Norwalk Reflector: Grain-handler must pay $3.2 million in restitution

Grain-handler must pay $3.2 million in restitution

Cary Ashby • Aug 23, 2018 at 7:00 PM

A 79-year-old state-registered grain-handler must pay slightly more than $3.2 million in restitution for failing to pay area farmers their shares of the profits.

Richard J. Schwan, of Monroeville, also was sentenced to a total of four years in prison Thursday. He faced up to 19 1/2 years.

Huron County Common Pleas Judge Jim Conway ruled the defendant’s term will be served accordingly: Four years for attempted aggravated theft; 30 months each for two counts of aggravated theft; 30 months for falsification in a theft offense; 17 months for being an insolvent handler; and 11 months for a delayed price agreement. Conway ordered Schwan to serve the sentences concurrently for a total of four years.

Schwan pleaded guilty to the six felonies during a July 9 hearing. As part of a plea deal, Ohio Attorney General Mike DeWine’s office agreed to dismiss the remaining 35 charges, provided he repaid the restitution and an additional $105,358.50 to cover the cost of the investigation. The money will be used to reimburse the farmers, the Ohio Department of Agriculture and Ohio Grain Indemnity Fund. All state farmers pay into the fund.

The Ohio Department of Agriculture investigated the case. Christian Stickan, a senior assistant attorney general, was the special prosecutor.

Schwan did business as Schwan Grain Inc. and registered with the state as a grain handler. The company transported and sold grain on behalf of 35 farmers from Erie, Huron, Lorain, Richland and Seneca counties.

He defrauded the farmers of property or services between June 2012 and Dec. 10, 2014 and promised to pay them back for grain, but didn’t do so, Stickan said in July. Also, the senior assistant attorney general said Schwan falsified a financial statement for the purpose of a theft. The insolvent handler-related felony covered a June 30, 2014 incident involving deposits when the defendant was a licensed handler.

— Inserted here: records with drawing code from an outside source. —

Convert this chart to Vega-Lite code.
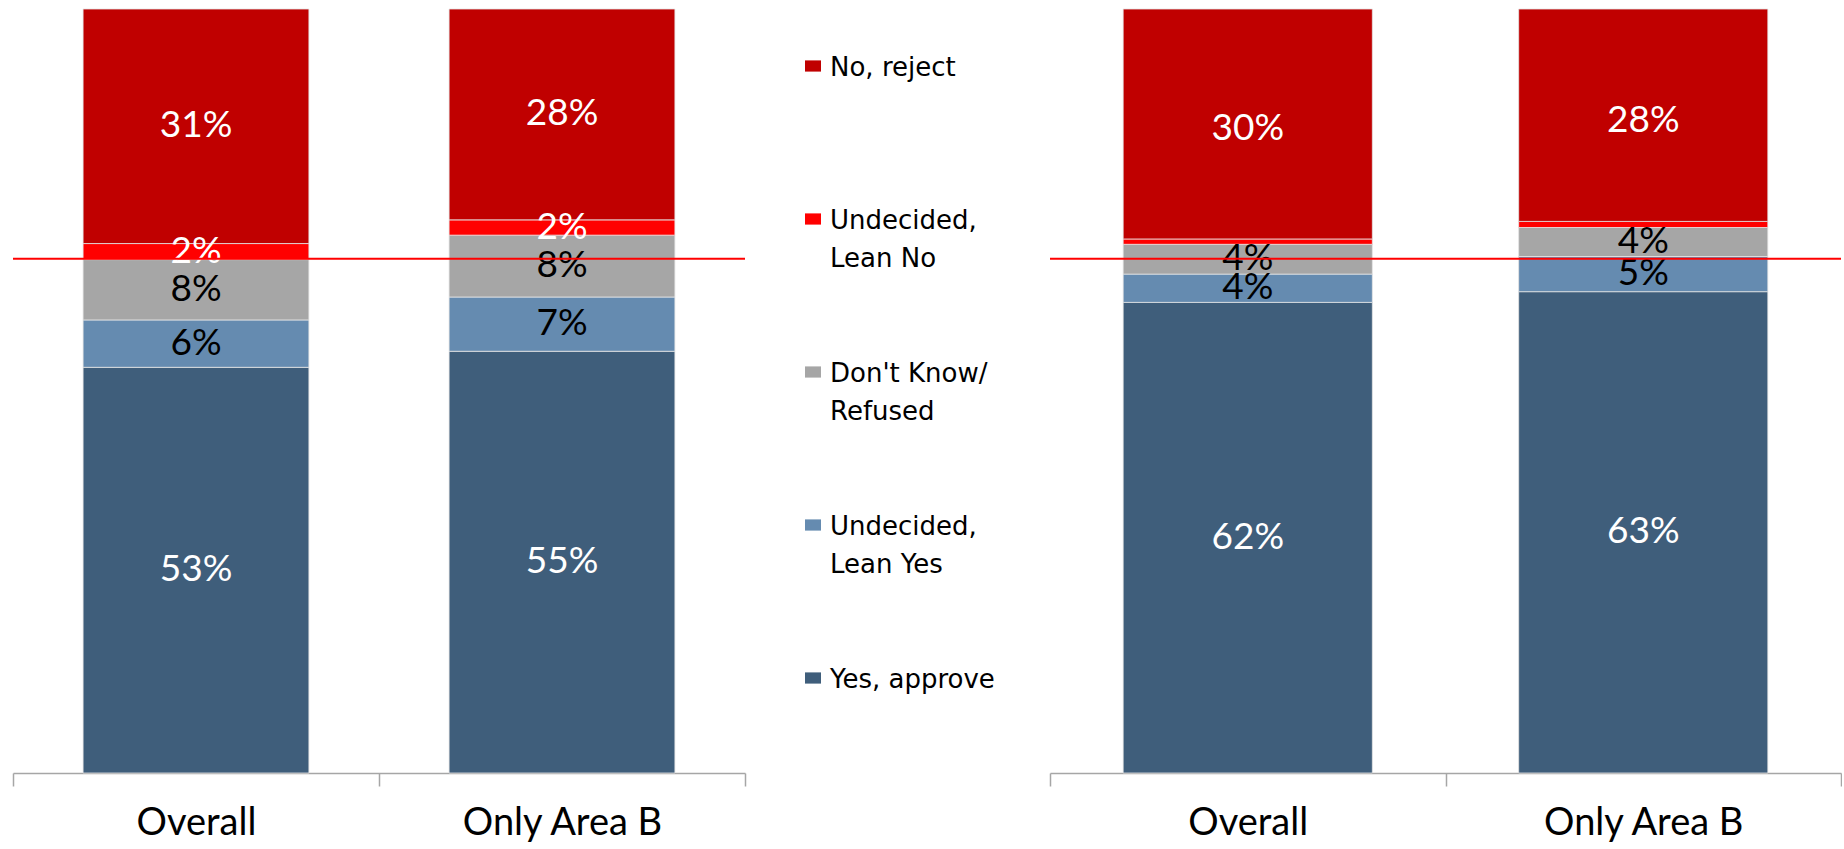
{
  "$schema": "https://vega.github.io/schema/vega-lite/v6.json",
  "background": "white",
  "padding": {"left": 12, "top": 8, "right": 0, "bottom": 0},
  "data": {
    "values": [
      {"chart": "Survey 1", "group": "Overall", "response": "Yes, approve", "rank": 1, "value": 0.531},
      {"chart": "Survey 1", "group": "Overall", "response": "Undecided, Lean Yes", "rank": 2, "value": 0.062},
      {"chart": "Survey 1", "group": "Overall", "response": "Don't Know/Refused", "rank": 3, "value": 0.079},
      {"chart": "Survey 1", "group": "Overall", "response": "Undecided, Lean No", "rank": 4, "value": 0.021},
      {"chart": "Survey 1", "group": "Overall", "response": "No, reject", "rank": 5, "value": 0.307},
      {"chart": "Survey 1", "group": "Only Area B", "response": "Yes, approve", "rank": 1, "value": 0.552},
      {"chart": "Survey 1", "group": "Only Area B", "response": "Undecided, Lean Yes", "rank": 2, "value": 0.071},
      {"chart": "Survey 1", "group": "Only Area B", "response": "Don't Know/Refused", "rank": 3, "value": 0.081},
      {"chart": "Survey 1", "group": "Only Area B", "response": "Undecided, Lean No", "rank": 4, "value": 0.020},
      {"chart": "Survey 1", "group": "Only Area B", "response": "No, reject", "rank": 5, "value": 0.276},
      {"chart": "Survey 2", "group": "Overall", "response": "Yes, approve", "rank": 1, "value": 0.616},
      {"chart": "Survey 2", "group": "Overall", "response": "Undecided, Lean Yes", "rank": 2, "value": 0.037},
      {"chart": "Survey 2", "group": "Overall", "response": "Don't Know/Refused", "rank": 3, "value": 0.039},
      {"chart": "Survey 2", "group": "Overall", "response": "Undecided, Lean No", "rank": 4, "value": 0.007},
      {"chart": "Survey 2", "group": "Overall", "response": "No, reject", "rank": 5, "value": 0.301},
      {"chart": "Survey 2", "group": "Only Area B", "response": "Yes, approve", "rank": 1, "value": 0.630},
      {"chart": "Survey 2", "group": "Only Area B", "response": "Undecided, Lean Yes", "rank": 2, "value": 0.046},
      {"chart": "Survey 2", "group": "Only Area B", "response": "Don't Know/Refused", "rank": 3, "value": 0.038},
      {"chart": "Survey 2", "group": "Only Area B", "response": "Undecided, Lean No", "rank": 4, "value": 0.008},
      {"chart": "Survey 2", "group": "Only Area B", "response": "No, reject", "rank": 5, "value": 0.278}
    ]
  },
  "spacing": 303,
  "hconcat": [
    {
      "width": 732,
      "height": 764,
      "transform": [{"filter": "datum.chart == 'Survey 1'"}],
      "layer": [
        {
          "mark": {"type": "bar", "stroke": "#e4e4e4", "strokeWidth": 0.8, "width": {"band": 0.617}},
          "encoding": {
            "x": {"field": "group", "type": "nominal", "sort": ["Overall", "Only Area B"], "scale": {"paddingInner": 0, "paddingOuter": 0}, "axis": {"title": null}},
            "y": {"field": "value", "type": "quantitative", "stack": "zero", "scale": {"domain": [0, 1], "nice": false}, "axis": null},
            "color": {
              "field": "response", "type": "nominal",
              "scale": {
                "domain": ["No, reject", "Undecided, Lean No", "Don't Know/Refused", "Undecided, Lean Yes", "Yes, approve"],
                "range": ["#C00000", "#FF0000", "#A6A6A6", "#658BB0", "#3F5E7B"]
              },
              "legend": {
                "title": null,
                "orient": "none",
                "legendX": 787,
                "legendY": 44,
                "padding": 0,
                "gridAlign": "all",
                "labelFont": "DejaVu Sans",
                "labelFontSize": 26,
                "labelColor": "black",
                "labelLimit": 400,
                "labelOffset": 4,
                "labelBaseline": "top",
                "symbolType": "M-1,-0.7L1,-0.7L1,0.7L-1,0.7Z",
                "symbolSize": 256,
                "symbolStrokeWidth": 0,
                "symbolOpacity": 1,
                "rowPadding": 87,
                "labelExpr": "datum.label == 'Undecided, Lean No' ? ['Undecided,', 'Lean No'] : datum.label == 'Undecided, Lean Yes' ? ['Undecided,', 'Lean Yes'] : datum.label == \"Don't Know/Refused\" ? [\"Don't Know/\", 'Refused'] : datum.label",
                "encoding": {"labels": {"lineHeight": {"value": 38}, "dy": {"value": -11}}}
              }
            },
            "order": {"field": "rank", "type": "quantitative"}
          }
        },
        {
          "transform": [{"filter": "datum.value >= 0.015"}],
          "mark": {"type": "text", "font": "Lato", "fontSize": 37, "baseline": "middle"},
          "encoding": {
            "x": {"field": "group", "type": "nominal", "sort": ["Overall", "Only Area B"]},
            "y": {"field": "value", "type": "quantitative", "stack": "zero", "bandPosition": 0.5},
            "order": {"field": "rank", "type": "quantitative"},
            "text": {"field": "value", "type": "quantitative", "format": ".0%"},
            "color": {"condition": {"test": "datum.response == \"Don't Know/Refused\" || datum.response == 'Undecided, Lean Yes'", "value": "black"}, "value": "white"}
          }
        },
        {
          "data": {"values": [{"threshold": 0.673}]},
          "mark": {"type": "rule", "color": "#FF0000", "strokeWidth": 2},
          "encoding": {"y": {"field": "threshold", "type": "quantitative"}}
        }
      ]
    },
    {
      "width": 791,
      "height": 764,
      "transform": [{"filter": "datum.chart == 'Survey 2'"}],
      "layer": [
        {
          "mark": {"type": "bar", "stroke": "#e4e4e4", "strokeWidth": 0.8, "width": {"band": 0.63}},
          "encoding": {
            "x": {"field": "group", "type": "nominal", "sort": ["Overall", "Only Area B"], "scale": {"paddingInner": 0, "paddingOuter": 0}, "axis": {"title": null}},
            "y": {"field": "value", "type": "quantitative", "stack": "zero", "scale": {"domain": [0, 1], "nice": false}, "axis": null},
            "color": {"field": "response", "type": "nominal"},
            "order": {"field": "rank", "type": "quantitative"}
          }
        },
        {
          "transform": [{"filter": "datum.value >= 0.015"}],
          "mark": {"type": "text", "font": "Lato", "fontSize": 37, "baseline": "middle"},
          "encoding": {
            "x": {"field": "group", "type": "nominal", "sort": ["Overall", "Only Area B"]},
            "y": {"field": "value", "type": "quantitative", "stack": "zero", "bandPosition": 0.5},
            "order": {"field": "rank", "type": "quantitative"},
            "text": {"field": "value", "type": "quantitative", "format": ".0%"},
            "color": {"condition": {"test": "datum.response == \"Don't Know/Refused\" || datum.response == 'Undecided, Lean Yes'", "value": "black"}, "value": "white"}
          }
        },
        {
          "data": {"values": [{"threshold": 0.673}]},
          "mark": {"type": "rule", "color": "#FF0000", "strokeWidth": 2},
          "encoding": {"y": {"field": "threshold", "type": "quantitative"}}
        }
      ]
    }
  ],
  "config": {
    "view": {"stroke": null},
    "axis": {
      "domainColor": "#A6A6A6",
      "domainWidth": 1.5,
      "tickColor": "#A6A6A6",
      "tickWidth": 1.5,
      "tickSize": 13,
      "tickBand": "extent",
      "labelFont": "Lato",
      "labelFontSize": 38,
      "labelColor": "black",
      "labelAngle": 0,
      "labelPadding": 18,
      "labelLimit": 400,
      "grid": false
    }
  }
}
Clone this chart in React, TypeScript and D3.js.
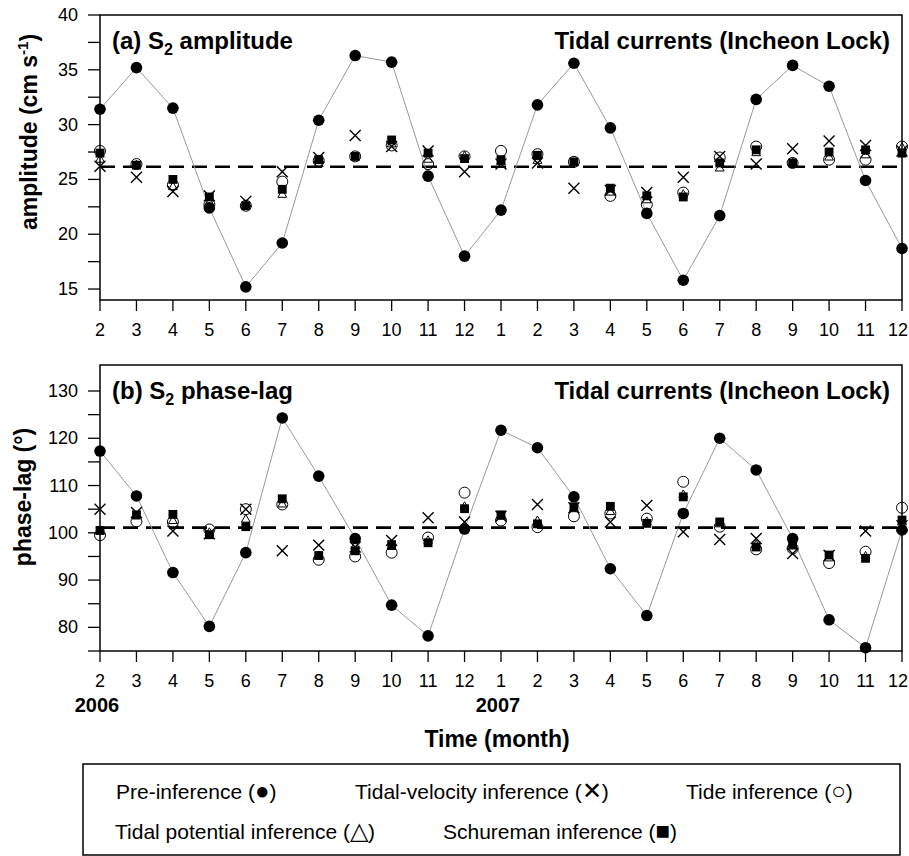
import React from "react";
import * as d3 from "d3";

// month labels along the x axis (Feb 2006 .. Dec 2007)
const months = ["2","3","4","5","6","7","8","9","10","11","12","1","2","3","4","5","6","7","8","9","10","11","12"];
const years = [{ label: "2006", idx: 0 }, { label: "2007", idx: 11 }];

// (a) S2 amplitude, cm/s
const ampPre = [31.4,35.2,31.5,22.4,15.2,19.2,30.4,36.3,35.7,25.3,18.0,22.2,31.8,35.6,29.7,21.9,15.8,21.7,32.3,35.4,33.5,24.9,18.7];
const ampVelocity = [26.2,25.2,23.9,23.5,23.0,25.7,27.0,29.0,28.0,27.6,25.7,26.4,26.5,24.2,24.0,23.8,25.2,27.1,26.4,27.8,28.5,28.1,27.6];
const ampTide = [27.6,26.4,24.5,22.7,22.6,24.8,26.7,27.1,28.1,26.4,27.1,27.6,27.3,26.6,23.5,22.7,23.8,27.0,28.0,26.5,26.8,26.8,28.0];
const ampPotential = [26.8,26.3,24.3,22.9,22.6,23.6,26.4,27.0,28.2,26.8,27.1,26.6,26.7,26.5,23.8,23.1,23.6,26.0,27.4,26.5,27.0,27.2,27.9];
const ampSchureman = [27.4,26.3,25.0,23.4,22.6,24.1,26.8,27.1,28.6,27.4,26.9,26.8,27.2,26.6,24.2,23.5,23.4,26.5,27.7,26.5,27.5,27.7,27.4];
const ampMean = 26.15;
const ampTicks = [15,17.5,20,22.5,25,27.5,30,32.5,35,37.5,40];

// (b) S2 phase-lag, degrees
const phPre = [117.3,107.8,91.6,80.2,95.8,124.3,112.0,98.8,84.7,78.2,100.8,121.7,118.0,107.6,92.4,82.5,104.1,120.0,113.3,98.8,81.6,75.7,100.6];
const phVelocity = [105.0,104.3,100.4,99.8,105.0,96.2,97.4,97.0,98.4,103.2,102.3,103.5,106.0,105.3,102.3,105.8,100.2,98.6,98.8,95.6,95.2,100.4,101.5];
const phTide = [99.5,102.4,102.3,100.7,105.0,106.0,94.3,95.0,95.8,99.0,108.5,102.6,101.2,103.5,104.1,103.0,110.8,101.3,96.5,96.7,93.6,96.0,105.3];
const phPotential = [100.3,103.5,102.5,100.0,102.8,106.0,95.0,97.2,97.0,98.3,105.5,103.4,102.5,105.0,104.4,102.3,108.0,101.8,97.4,97.6,94.6,95.0,102.2];
const phSchureman = [100.5,103.8,103.9,99.6,101.3,107.2,95.2,96.2,97.5,97.9,105.1,103.8,101.9,105.5,105.6,102.0,107.6,102.3,97.0,97.4,95.3,94.6,102.7];
const phMean = 101.1;
const phTicks = [75,80,85,90,95,100,105,110,115,120,125,130];

const FONT = "'Liberation Sans', Arial, Helvetica, sans-serif";

const x = d3.scaleLinear().domain([0, months.length - 1]).range([100, 902]);

const triPath = d3.symbol().type(d3.symbolTriangle2).size(55)() as string;
const sqPath = d3.symbol().type(d3.symbolSquare).size(78)() as string;
const xPath = d3.symbol().type(d3.symbolTimes).size(80)() as string;

type PanelProps = {
  y: d3.ScaleLinear<number, number>;
  ticks: number[];
  labelEvery: number;
  pre: number[];
  velocity: number[];
  tide: number[];
  potential: number[];
  schureman: number[];
  mean: number;
  titleLead: string;
  titleTail: string;
  titleY: number;
};

function Panel(p: PanelProps) {
  const [y0, y1] = p.y.range();
  const line = d3.line<number>().x((_, i) => x(i)).y((d) => p.y(d));
  const last = months.length - 1;
  return (
    <g>
      {/* frame */}
      <rect x={x(0)} y={y1} width={x(last) - x(0)} height={y0 - y1} fill="none" stroke="#000" strokeWidth={1.5} />
      {/* y ticks, labelled every labelEvery units */}
      {p.ticks.map((t) => (
        <g key={t}>
          <line x1={x(0) - 12} x2={x(0)} y1={p.y(t)} y2={p.y(t)} stroke="#000" strokeWidth={1.3} />
          {t % p.labelEvery === 0 ? (
            <text x={x(0) - 22} y={p.y(t) + 6} textAnchor="end" fontSize={18} fontFamily={FONT}>{t}</text>
          ) : null}
        </g>
      ))}
      {/* x ticks */}
      {months.map((m, i) => (
        <g key={i}>
          <line x1={x(i)} x2={x(i)} y1={y0} y2={y0 + 11} stroke="#000" strokeWidth={1.3} />
          <text x={i === last ? x(i) + 6 : x(i)} y={y0 + 36} textAnchor={i === last ? "end" : "middle"} fontSize={18} fontFamily={FONT}>{m}</text>
        </g>
      ))}
      {/* mean */}
      <line x1={x(0)} x2={x(last)} y1={p.y(p.mean)} y2={p.y(p.mean)} stroke="#000" strokeWidth={2.6} strokeDasharray="15 8" />
      {/* pre-inference */}
      <path d={line(p.pre) || ""} fill="none" stroke="#999" strokeWidth={1} />
      {p.pre.map((v, i) => (
        <circle key={"p" + i} cx={x(i)} cy={p.y(v)} r={5.8} fill="#000" />
      ))}
      {p.potential.map((v, i) => (
        <path key={"t" + i} d={triPath} transform={`translate(${x(i)},${p.y(v)})`} fill="none" stroke="#000" strokeWidth={1} />
      ))}
      {p.tide.map((v, i) => (
        <circle key={"o" + i} cx={x(i)} cy={p.y(v)} r={5.5} fill="none" stroke="#000" strokeWidth={1} />
      ))}
      {p.schureman.map((v, i) => (
        <path key={"s" + i} d={sqPath} transform={`translate(${x(i)},${p.y(v)})`} fill="#000" />
      ))}
      {p.velocity.map((v, i) => (
        <path key={"v" + i} d={xPath} transform={`translate(${x(i)},${p.y(v)})`} fill="none" stroke="#000" strokeWidth={1.4} />
      ))}
      {/* titles */}
      <text x={112} y={p.titleY} fontSize={24} fontWeight="bold" fontFamily={FONT}>
        {p.titleLead} S<tspan dy={6} fontSize={16}>2</tspan><tspan dy={-6}>{" " + p.titleTail}</tspan>
      </text>
      <text x={890} y={p.titleY} textAnchor="end" fontSize={24} fontWeight="bold" fontFamily={FONT}>
        Tidal currents (Incheon Lock)
      </text>
    </g>
  );
}

export default function App() {
  const yA = d3.scaleLinear().domain([14, 40]).range([300, 15]);
  const yB = d3.scaleLinear().domain([75, 135.5]).range([651, 365]);
  return (
    <svg width={909} height={856} style={{ position: "absolute", left: 0, top: 0, background: "#fff" }}>
      <rect width={909} height={856} fill="#fff" />
      <Panel y={yA} ticks={ampTicks} labelEvery={5} pre={ampPre} velocity={ampVelocity} tide={ampTide}
        potential={ampPotential} schureman={ampSchureman} mean={ampMean} titleLead="(a)" titleTail="amplitude" titleY={49} />
      <Panel y={yB} ticks={phTicks} labelEvery={10} pre={phPre} velocity={phVelocity} tide={phTide}
        potential={phPotential} schureman={phSchureman} mean={phMean} titleLead="(b)" titleTail="phase-lag" titleY={399} />

      {/* y axis titles */}
      <text transform="translate(37,132) rotate(-90)" textAnchor="middle" fontSize={23} fontWeight="bold" fontFamily={FONT}>
        amplitude (cm s<tspan dy={-9} fontSize={15}>-1</tspan><tspan dy={9}>)</tspan>
      </text>
      <text transform="translate(31,497) rotate(-90)" textAnchor="middle" fontSize={23} fontWeight="bold" fontFamily={FONT}>
        phase-lag (°)
      </text>

      {/* years and x title */}
      {years.map((yr) => (
        <text key={yr.label} x={x(yr.idx) - 3} y={712} textAnchor="middle" fontSize={20} fontWeight="bold" fontFamily={FONT}>{yr.label}</text>
      ))}
      <text x={497} y={747} textAnchor="middle" fontSize={23} fontWeight="bold" fontFamily={FONT}>Time (month)</text>

      {/* legend */}
      <rect x={83} y={764} width={817} height={91} fill="none" stroke="#000" strokeWidth={1.5} />
      <g fontSize={21} fontFamily={FONT}>
        <text x={116} y={799}>Pre-inference (<tspan fontSize={24}>●</tspan>)</text>
        <text x={355} y={799}>Tidal-velocity inference (<tspan fontSize={24}>✕</tspan>)</text>
        <text x={686} y={799}>Tide inference (<tspan fontSize={24}>○</tspan>)</text>
        <text x={115} y={839}>Tidal potential inference (<tspan fontSize={24}>△</tspan>)</text>
        <text x={443} y={839}>Schureman inference (<tspan fontSize={24}>■</tspan>)</text>
      </g>
    </svg>
  );
}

“Ohio’s farmers work hard to produce their crops and this defendant callously took the profits of their labor,” DeWine said in an earlier prepared statement. “Our priority in this case has always been to recover the money that rightfully belonged to these farmers and a condition of this plea agreement required the defendant to promptly repay the money he stole.”

“We appreciate the work of all parties to resolve this matter, making sure Ohio farmers are protected for years to come,” said Ohio Department of Agriculture Director David Daniels in an earlier statement.